What a proper valley broadband survey should look at
A worthwhile survey should do more than confirm there is “some signal”. It should test which networks perform best at the property, where the strongest mounting position is, what speeds are realistic, and whether the site would be better served by 4G, 5G, fibre or satellite.
It should also look at how you use the connection. A household using email and catch-up TV needs something different from a farm office syncing large files, or an events team needing temporary internet and VOIP on a remote field. The building layout matters too. Old stone walls, metal cladding, tree cover and the distance between buildings can all affect the final design.
This is where an engineer-led approach saves time. Rather than trying one product after another, you start with evidence and build the service around the site.
Common valley scenarios and the best fit
A single rural home in a dip often does well with 4G broadband and an external antenna mounted high on the property. If 5G reaches the site cleanly, that may be even better, but only testing will confirm it.

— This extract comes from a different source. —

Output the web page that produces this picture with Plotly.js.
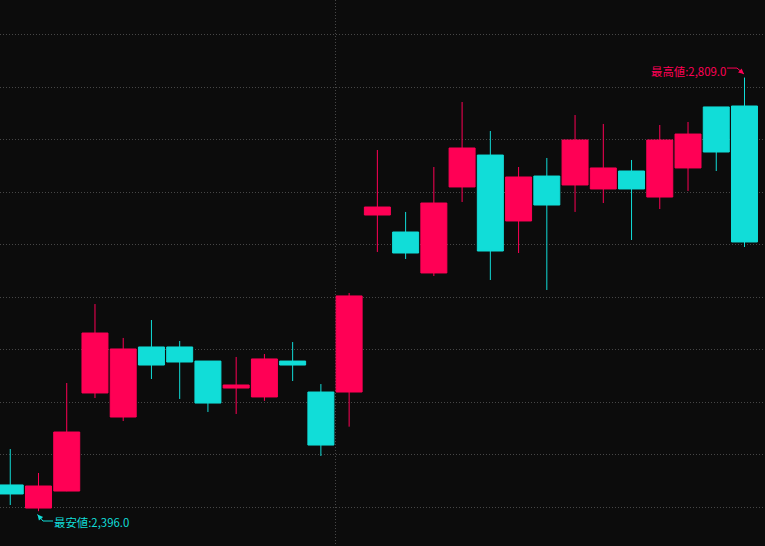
<!DOCTYPE html>
<html>
<head>
<meta charset="utf-8">
<script src="https://cdn.plot.ly/plotly-3.0.1.min.js"></script>
<style>
  html, body { margin: 0; padding: 0; background: #0c0c0c; }
  #chart { width: 765px; height: 546px; }
</style>
</head>
<body>
<div id="chart"></div>
<script>
// ---- data ----
const days  = [0, 1, 2, 3, 4, 5, 6, 7, 8, 9, 10, 11, 12, 13, 14, 15, 16, 17, 18, 19, 20, 21, 22, 23, 24, 25, 26];
const open  = [2421.0, 2399.0, 2415.2, 2508.6, 2485.7, 2552.4, 2552.4, 2539.0, 2513.3, 2504.8, 2539.0, 2509.5, 2509.5, 2678.1, 2661.9, 2622.9, 2704.8, 2735.2, 2672.4, 2715.2, 2706.7, 2702.9, 2720.0, 2695.2, 2722.9, 2781.0, 2781.9];
const high  = [2455.2, 2432.4, 2518.1, 2593.3, 2561.0, 2578.1, 2558.1, 2539.0, 2542.9, 2545.7, 2557.1, 2517.1, 2603.8, 2740.0, 2681.0, 2723.8, 2785.7, 2758.1, 2723.8, 2732.4, 2773.3, 2764.8, 2730.5, 2763.8, 2766.7, 2781.0, 2809.0];
const low   = [2401.9, 2396.0, 2415.0, 2503.8, 2481.9, 2521.9, 2502.9, 2490.5, 2488.6, 2501.0, 2520.0, 2448.6, 2476.5, 2642.9, 2636.2, 2620.0, 2690.5, 2616.2, 2641.9, 2606.7, 2681.0, 2689.5, 2654.3, 2683.8, 2701.0, 2720.0, 2647.6];
const close = [2412.4, 2420.0, 2471.4, 2565.7, 2550.5, 2535.2, 2538.1, 2499.0, 2516.2, 2541.0, 2535.2, 2459.0, 2601.0, 2685.7, 2641.9, 2689.5, 2741.9, 2643.8, 2714.3, 2687.6, 2749.5, 2722.9, 2702.9, 2749.5, 2755.2, 2738.1, 2652.4];
const priceGrid = [2400, 2450, 2500, 2550, 2600, 2650, 2700, 2750, 2800, 2850];
const dividerAfter = 11;          // month boundary between candle 12 and 13
const highLabel = '最高値:';
const lowLabel  = '最安値:';

// ---- styling ----
const UP = '#ff0055';
const DOWN = '#11ddd8';
const BG = '#0c0c0c';
const GRID = '#474747';

const maxHigh = Math.max(...high);
const minLow = Math.min(...low);
const maxIdx = days[high.indexOf(maxHigh)];
const minIdx = days[low.indexOf(minLow)];
const fmt = v => v.toLocaleString('en-US', {minimumFractionDigits: 1, maximumFractionDigits: 1});

const trace = {
  type: 'candlestick',
  x: days, open: open, high: high, low: low, close: close,
  increasing: { line: { color: UP, width: 1 }, fillcolor: UP },
  decreasing: { line: { color: DOWN, width: 1 }, fillcolor: DOWN },
  whiskerwidth: 0,
  hoverinfo: 'skip'
};

const font = { family: '"Noto Sans CJK JP", "Noto Sans", sans-serif', size: 11.4 };

// helper for a bare arrow / line segment anchored at a data point
function seg(x, y, color, xs, ys, ax, ay, head) {
  return { x: x, y: y, xref: 'x', yref: 'y', text: '', showarrow: true,
    font: { size: 1 }, borderpad: 0, borderwidth: 0,
    arrowhead: head ? 2 : 0, arrowsize: head ? 1.1 : 1, arrowwidth: 1, arrowcolor: color,
    ax: ax, ay: ay, xshift: xs, yshift: ys, standoff: 0 };
}

const annotations = [
  // high label
  { x: maxIdx, y: maxHigh, xref: 'x', yref: 'y', text: highLabel + fmt(maxHigh),
    showarrow: false, xanchor: 'right', yanchor: 'middle', xshift: -17.5, yshift: 6.5,
    font: Object.assign({}, font, { color: UP }), borderpad: 0 },
  seg(maxIdx, maxHigh, UP, -7.5, 9.5, -10, 0, false),
  seg(maxIdx, maxHigh, UP, -0.5, 3.5, -7, -6, false),
  seg(maxIdx, maxHigh, UP, -0.5, 3.5, -3.5, -3, true),
  // low label
  { x: minIdx, y: minLow, xref: 'x', yref: 'y', text: lowLabel + fmt(minLow),
    showarrow: false, xanchor: 'left', yanchor: 'middle', xshift: 15, yshift: -10.3,
    font: Object.assign({}, font, { color: DOWN }), borderpad: 0 },
  seg(minIdx, minLow, DOWN, 4.5, -9.8, 10, 0, false),
  seg(minIdx, minLow, DOWN, -1, -3.3, 5.5, 6.5, false),
  seg(minIdx, minLow, DOWN, -1, -3.3, 2.7, 3.2, true)
];

const layout = {
  width: 765, height: 546,
  margin: { l: 0, r: 0, t: 0, b: 0, pad: 0 },
  paper_bgcolor: BG, plot_bgcolor: BG,
  showlegend: false,
  boxgap: 0.08, boxgroupgap: 0,
  xaxis: {
    range: [-0.363, 26.726],
    rangeslider: { visible: false },
    showticklabels: false, ticks: '', zeroline: false, showline: false,
    tickmode: 'array', tickvals: [dividerAfter + 0.5],
    showgrid: true, gridcolor: GRID, gridwidth: 1, griddash: '1px,2px'
  },
  yaxis: {
    range: [2362.86, 2882.86],
    showticklabels: false, ticks: '', zeroline: false, showline: false,
    tickmode: 'array', tickvals: priceGrid,
    showgrid: true, gridcolor: GRID, gridwidth: 1, griddash: '1px,2px'
  },
  annotations: annotations,
  font: font
};

Plotly.newPlot('chart', [trace], layout, { staticPlot: true, displayModeBar: false });
</script>
</body>
</html>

A farm with multiple buildings usually needs two layers of planning: first the incoming connection, then site-wide Wi-Fi. Barns, offices and yard areas may all need separate access points, especially if machinery telemetry, CCTV or staff devices rely on stable coverage.
A temporary construction site or event location is different again. Speed of deployment matters just as much as raw performance. In these cases, a managed service with pre-configured equipment, professional setup and on-site support is often the safest route. No long waits, no complicated installs, and no team left trying to troubleshoot a remote setup on the day it needs to work.

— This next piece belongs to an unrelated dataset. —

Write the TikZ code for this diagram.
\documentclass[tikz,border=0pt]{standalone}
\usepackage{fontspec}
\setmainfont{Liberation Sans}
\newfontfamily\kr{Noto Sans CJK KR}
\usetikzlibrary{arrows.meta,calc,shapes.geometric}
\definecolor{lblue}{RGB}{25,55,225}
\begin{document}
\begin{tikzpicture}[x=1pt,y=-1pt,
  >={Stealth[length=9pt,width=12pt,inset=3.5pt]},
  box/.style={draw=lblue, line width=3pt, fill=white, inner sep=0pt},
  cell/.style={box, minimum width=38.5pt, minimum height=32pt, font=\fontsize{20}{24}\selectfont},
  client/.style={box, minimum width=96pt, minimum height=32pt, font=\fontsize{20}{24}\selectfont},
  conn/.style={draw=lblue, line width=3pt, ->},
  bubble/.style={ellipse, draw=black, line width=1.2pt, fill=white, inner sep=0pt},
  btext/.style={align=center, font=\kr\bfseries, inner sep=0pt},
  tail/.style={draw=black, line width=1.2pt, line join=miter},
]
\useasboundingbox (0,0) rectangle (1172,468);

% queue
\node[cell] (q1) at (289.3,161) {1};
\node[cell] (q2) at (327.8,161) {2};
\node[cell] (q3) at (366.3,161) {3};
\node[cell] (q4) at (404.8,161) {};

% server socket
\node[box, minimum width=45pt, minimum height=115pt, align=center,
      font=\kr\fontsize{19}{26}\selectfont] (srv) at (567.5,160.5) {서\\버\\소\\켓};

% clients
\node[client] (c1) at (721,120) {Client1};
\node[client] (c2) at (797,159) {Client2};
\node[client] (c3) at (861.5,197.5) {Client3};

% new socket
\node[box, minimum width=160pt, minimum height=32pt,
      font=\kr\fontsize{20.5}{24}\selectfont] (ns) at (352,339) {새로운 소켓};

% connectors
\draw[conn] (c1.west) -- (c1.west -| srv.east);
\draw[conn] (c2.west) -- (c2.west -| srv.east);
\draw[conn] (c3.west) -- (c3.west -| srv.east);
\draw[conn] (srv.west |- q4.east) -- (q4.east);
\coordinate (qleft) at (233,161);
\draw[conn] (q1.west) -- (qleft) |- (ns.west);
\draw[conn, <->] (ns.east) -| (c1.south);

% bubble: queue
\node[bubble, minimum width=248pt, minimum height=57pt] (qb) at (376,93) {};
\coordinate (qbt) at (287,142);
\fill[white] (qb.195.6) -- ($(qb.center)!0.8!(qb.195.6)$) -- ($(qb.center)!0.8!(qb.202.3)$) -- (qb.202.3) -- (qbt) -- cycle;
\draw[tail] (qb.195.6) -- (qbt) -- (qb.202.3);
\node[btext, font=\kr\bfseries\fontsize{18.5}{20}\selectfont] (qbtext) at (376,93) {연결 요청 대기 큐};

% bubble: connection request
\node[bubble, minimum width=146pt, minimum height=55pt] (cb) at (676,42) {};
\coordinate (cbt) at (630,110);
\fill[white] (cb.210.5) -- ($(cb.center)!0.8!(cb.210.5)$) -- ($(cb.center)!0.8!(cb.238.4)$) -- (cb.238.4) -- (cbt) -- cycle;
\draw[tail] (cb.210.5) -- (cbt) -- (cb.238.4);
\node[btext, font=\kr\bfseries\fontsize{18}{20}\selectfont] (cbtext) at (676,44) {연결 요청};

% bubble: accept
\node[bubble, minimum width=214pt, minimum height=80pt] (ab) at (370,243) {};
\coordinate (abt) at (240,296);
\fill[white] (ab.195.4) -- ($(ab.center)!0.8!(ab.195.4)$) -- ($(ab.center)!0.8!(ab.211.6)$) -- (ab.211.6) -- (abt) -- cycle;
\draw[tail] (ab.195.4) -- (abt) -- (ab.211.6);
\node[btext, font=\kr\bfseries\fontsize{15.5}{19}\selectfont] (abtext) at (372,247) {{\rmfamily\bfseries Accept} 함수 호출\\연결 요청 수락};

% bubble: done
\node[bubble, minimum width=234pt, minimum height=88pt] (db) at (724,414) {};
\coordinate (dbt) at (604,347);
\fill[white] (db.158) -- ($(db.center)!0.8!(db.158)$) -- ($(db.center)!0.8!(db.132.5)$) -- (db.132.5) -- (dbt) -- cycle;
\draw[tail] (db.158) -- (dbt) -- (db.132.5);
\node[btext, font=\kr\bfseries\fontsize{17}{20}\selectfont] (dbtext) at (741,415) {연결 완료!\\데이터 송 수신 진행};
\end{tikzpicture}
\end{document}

What to expect on speed and reliability
There is no honest one-size-fits-all promise for valley broadband. Speeds depend on terrain, network performance, antenna position, local congestion and your internal Wi-Fi design. Anyone offering a blanket figure before checking the site is oversimplifying.
That said, many valley properties can achieve very usable, high-speed internet with the right engineered setup. The biggest gains usually come from moving beyond indoor, off-the-shelf equipment and treating connectivity as an installation job rather than a gadget purchase.
Reliability also comes from matching the solution to the site. A weaker but stable 4G service may be better than chasing headline 5G speeds that fluctuate. A hybrid backup may be worth it for business use. Fibre, where available, may remove most of the variables entirely.
When professional installation is worth it
If you have already tried different SIMs, moved routers from room to room, or stood in the garden checking signal bars, you are exactly the sort of customer who benefits from a managed install. Valleys punish trial and error.
Professional installation means the signal is tested properly, hardware is selected for the location, antennas are mounted and aligned correctly, and your Wi-Fi is set up to suit the property rather than a standard suburban house. That is particularly valuable for rural businesses, larger homes and sites where getting it wrong costs time and money.
This is also why a provider such as Rural 4G Broadband focuses on surveys, engineered antenna setups and full support rather than simply posting out a box. The goal is not just to get a connection live. It is to get the right connection working reliably where standard broadband options have already let you down.
If you live or work in a valley, the practical way forward is simple: stop relying on postcode promises and start with a real site assessment. Once you know what the terrain will support, getting online becomes far more straightforward.